Code that draws figures:
++++++++++
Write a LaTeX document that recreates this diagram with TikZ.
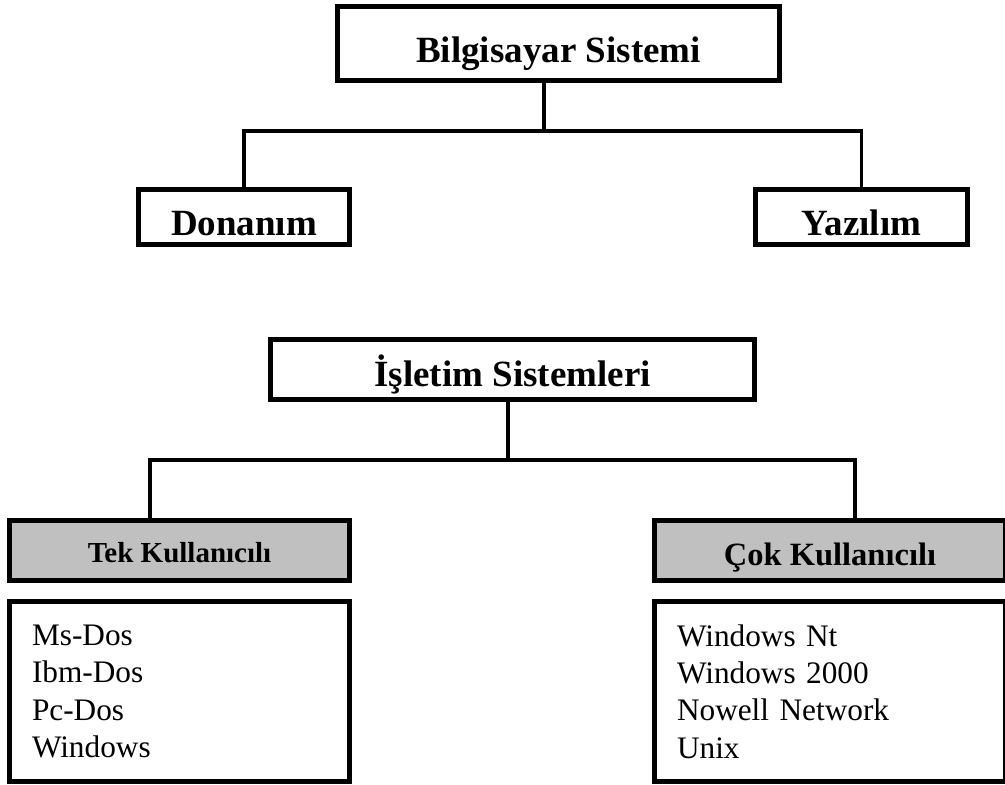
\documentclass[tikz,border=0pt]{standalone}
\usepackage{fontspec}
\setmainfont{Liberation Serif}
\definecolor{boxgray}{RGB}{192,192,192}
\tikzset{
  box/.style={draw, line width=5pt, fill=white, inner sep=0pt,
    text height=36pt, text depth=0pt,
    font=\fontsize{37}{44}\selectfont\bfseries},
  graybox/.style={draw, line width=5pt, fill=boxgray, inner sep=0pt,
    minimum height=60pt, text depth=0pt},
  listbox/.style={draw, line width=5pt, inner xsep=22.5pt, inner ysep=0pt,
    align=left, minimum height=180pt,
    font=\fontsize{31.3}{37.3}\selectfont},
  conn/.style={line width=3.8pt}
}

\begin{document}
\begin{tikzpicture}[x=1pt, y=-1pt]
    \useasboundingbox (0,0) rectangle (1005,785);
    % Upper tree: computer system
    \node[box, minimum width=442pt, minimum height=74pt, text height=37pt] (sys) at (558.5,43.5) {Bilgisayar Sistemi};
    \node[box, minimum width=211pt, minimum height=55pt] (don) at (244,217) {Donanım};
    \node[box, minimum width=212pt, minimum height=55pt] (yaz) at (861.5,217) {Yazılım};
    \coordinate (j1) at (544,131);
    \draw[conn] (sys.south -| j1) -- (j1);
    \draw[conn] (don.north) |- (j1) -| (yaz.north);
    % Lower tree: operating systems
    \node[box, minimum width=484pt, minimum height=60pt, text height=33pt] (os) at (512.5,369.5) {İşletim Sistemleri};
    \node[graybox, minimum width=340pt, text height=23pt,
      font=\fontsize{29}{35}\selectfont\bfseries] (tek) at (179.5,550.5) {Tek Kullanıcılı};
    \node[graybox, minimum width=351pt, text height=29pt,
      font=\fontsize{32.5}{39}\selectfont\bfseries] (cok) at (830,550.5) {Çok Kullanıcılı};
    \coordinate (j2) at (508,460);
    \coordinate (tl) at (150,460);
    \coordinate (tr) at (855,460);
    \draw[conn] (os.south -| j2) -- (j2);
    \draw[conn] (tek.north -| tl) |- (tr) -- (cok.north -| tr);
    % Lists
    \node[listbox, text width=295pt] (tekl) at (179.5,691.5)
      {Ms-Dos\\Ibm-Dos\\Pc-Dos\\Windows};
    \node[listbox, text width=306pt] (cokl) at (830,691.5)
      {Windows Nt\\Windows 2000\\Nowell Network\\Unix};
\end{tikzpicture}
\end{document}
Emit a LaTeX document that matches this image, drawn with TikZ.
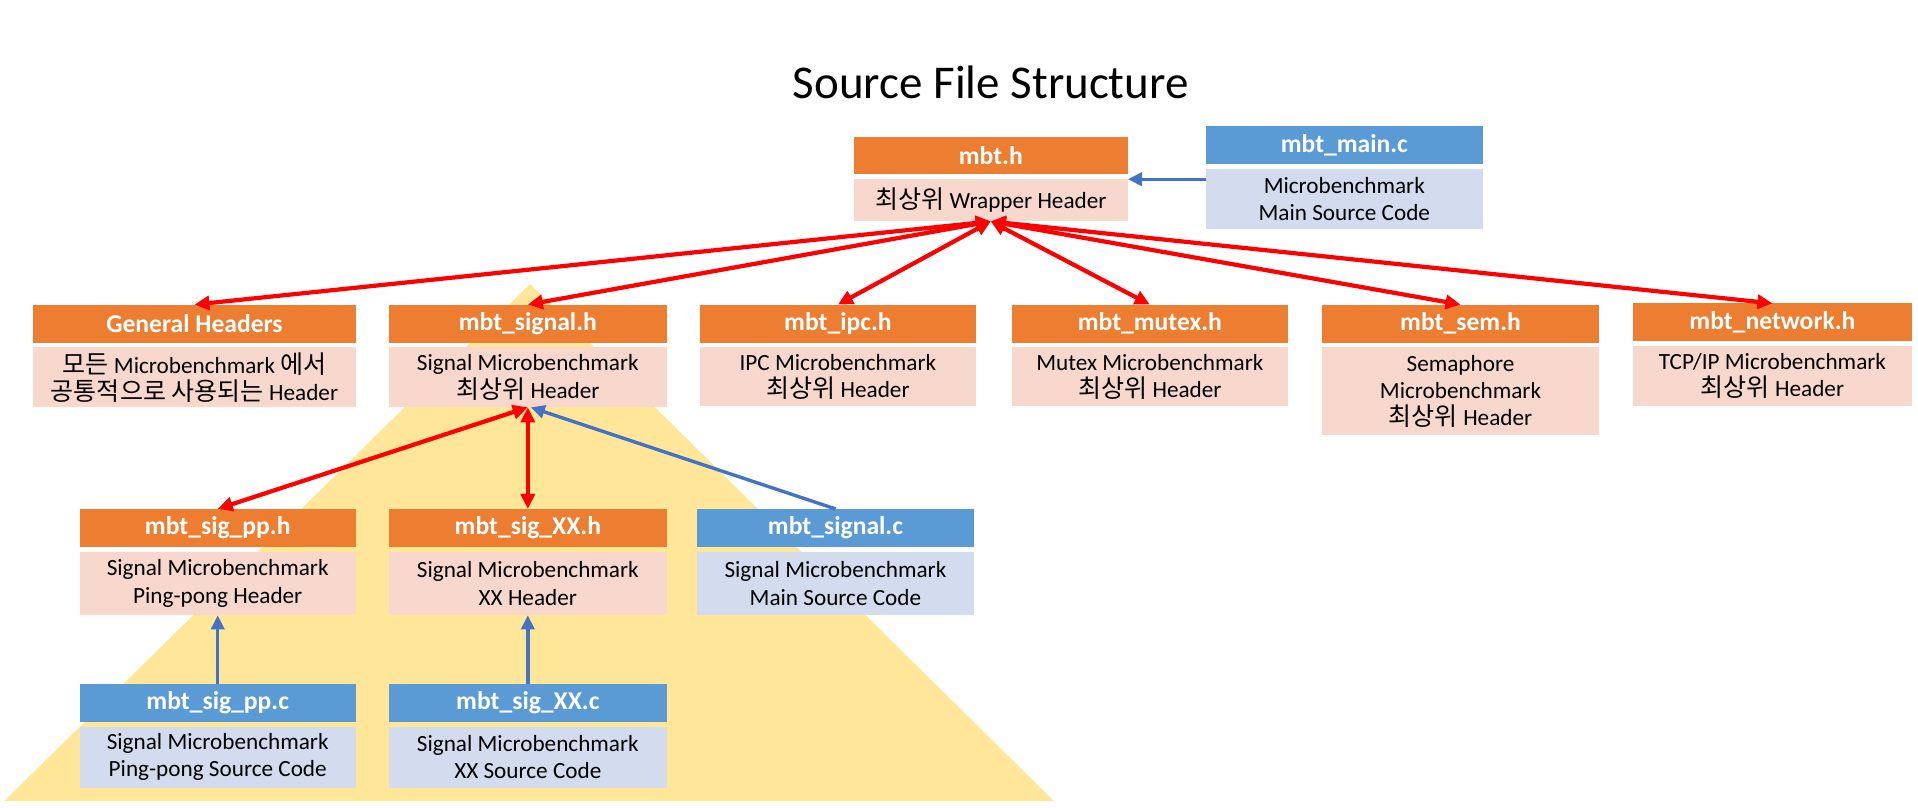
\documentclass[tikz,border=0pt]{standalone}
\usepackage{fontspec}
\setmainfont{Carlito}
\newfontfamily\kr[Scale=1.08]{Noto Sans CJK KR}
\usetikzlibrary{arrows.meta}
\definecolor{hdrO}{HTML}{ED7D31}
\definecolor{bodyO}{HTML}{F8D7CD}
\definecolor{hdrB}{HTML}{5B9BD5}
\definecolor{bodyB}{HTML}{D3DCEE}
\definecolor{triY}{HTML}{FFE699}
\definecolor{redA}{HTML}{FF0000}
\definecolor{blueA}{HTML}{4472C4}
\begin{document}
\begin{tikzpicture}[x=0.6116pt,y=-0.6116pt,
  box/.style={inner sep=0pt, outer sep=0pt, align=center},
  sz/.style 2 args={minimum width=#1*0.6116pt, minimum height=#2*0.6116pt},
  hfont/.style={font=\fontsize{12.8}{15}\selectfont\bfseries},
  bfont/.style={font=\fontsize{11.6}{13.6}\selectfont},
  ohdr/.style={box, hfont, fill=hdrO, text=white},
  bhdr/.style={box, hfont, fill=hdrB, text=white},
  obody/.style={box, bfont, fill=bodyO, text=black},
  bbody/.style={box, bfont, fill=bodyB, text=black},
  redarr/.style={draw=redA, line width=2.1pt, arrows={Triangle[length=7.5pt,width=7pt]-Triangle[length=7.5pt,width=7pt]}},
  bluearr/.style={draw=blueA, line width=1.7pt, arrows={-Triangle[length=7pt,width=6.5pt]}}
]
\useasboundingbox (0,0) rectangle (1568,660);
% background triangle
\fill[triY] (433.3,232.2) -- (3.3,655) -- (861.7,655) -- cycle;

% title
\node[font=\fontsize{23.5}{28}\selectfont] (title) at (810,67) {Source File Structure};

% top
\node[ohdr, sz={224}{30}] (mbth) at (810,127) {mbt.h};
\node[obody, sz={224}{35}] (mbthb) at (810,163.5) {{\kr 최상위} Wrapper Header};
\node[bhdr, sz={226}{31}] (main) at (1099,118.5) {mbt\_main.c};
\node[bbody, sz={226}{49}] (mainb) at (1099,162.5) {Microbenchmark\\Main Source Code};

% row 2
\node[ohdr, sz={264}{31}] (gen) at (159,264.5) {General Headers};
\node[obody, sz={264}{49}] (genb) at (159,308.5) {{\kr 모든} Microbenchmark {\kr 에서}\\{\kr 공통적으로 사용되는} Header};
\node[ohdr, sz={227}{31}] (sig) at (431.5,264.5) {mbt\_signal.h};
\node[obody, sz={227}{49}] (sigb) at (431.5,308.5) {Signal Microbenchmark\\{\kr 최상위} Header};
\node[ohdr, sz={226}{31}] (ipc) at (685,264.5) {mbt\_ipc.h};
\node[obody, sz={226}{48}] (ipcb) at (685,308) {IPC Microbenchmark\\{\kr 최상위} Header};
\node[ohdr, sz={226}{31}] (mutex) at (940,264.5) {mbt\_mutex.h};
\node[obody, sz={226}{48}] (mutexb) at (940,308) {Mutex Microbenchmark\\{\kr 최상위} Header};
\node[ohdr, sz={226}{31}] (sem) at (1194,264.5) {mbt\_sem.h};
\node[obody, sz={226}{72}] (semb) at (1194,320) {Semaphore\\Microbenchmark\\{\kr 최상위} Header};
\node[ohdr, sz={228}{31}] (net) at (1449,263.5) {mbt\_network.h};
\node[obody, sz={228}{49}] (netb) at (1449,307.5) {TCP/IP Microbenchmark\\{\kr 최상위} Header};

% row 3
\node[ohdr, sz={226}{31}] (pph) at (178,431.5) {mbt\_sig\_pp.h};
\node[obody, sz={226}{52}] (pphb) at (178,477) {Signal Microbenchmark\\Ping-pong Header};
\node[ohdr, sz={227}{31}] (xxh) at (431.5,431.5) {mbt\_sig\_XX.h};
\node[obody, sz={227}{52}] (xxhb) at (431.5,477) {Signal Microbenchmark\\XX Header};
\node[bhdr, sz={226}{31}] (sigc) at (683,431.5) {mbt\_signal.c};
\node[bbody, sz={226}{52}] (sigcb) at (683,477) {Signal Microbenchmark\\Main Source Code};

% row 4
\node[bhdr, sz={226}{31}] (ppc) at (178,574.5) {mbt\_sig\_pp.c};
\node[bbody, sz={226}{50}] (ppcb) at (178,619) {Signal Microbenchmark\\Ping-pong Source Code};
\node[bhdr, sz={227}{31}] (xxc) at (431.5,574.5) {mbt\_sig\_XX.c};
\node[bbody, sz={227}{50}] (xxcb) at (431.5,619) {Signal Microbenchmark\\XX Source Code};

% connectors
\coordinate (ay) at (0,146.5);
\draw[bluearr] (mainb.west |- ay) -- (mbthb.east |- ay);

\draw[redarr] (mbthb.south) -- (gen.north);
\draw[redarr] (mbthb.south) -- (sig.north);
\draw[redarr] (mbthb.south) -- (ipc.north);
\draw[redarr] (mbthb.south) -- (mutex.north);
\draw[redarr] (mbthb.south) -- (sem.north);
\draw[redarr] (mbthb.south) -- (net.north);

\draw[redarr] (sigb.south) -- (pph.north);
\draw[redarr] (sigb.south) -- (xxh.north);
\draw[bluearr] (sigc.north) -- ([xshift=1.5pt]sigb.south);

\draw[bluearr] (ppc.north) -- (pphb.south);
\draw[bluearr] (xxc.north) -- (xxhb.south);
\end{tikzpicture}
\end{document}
++++++++++
INSTRUCTION: Search the listing for the string "with". Copy each line where it turns up.

RESULT OF THIS TASK:
Write a LaTeX document that recreates this diagram with TikZ.
Emit a LaTeX document that matches this image, drawn with TikZ.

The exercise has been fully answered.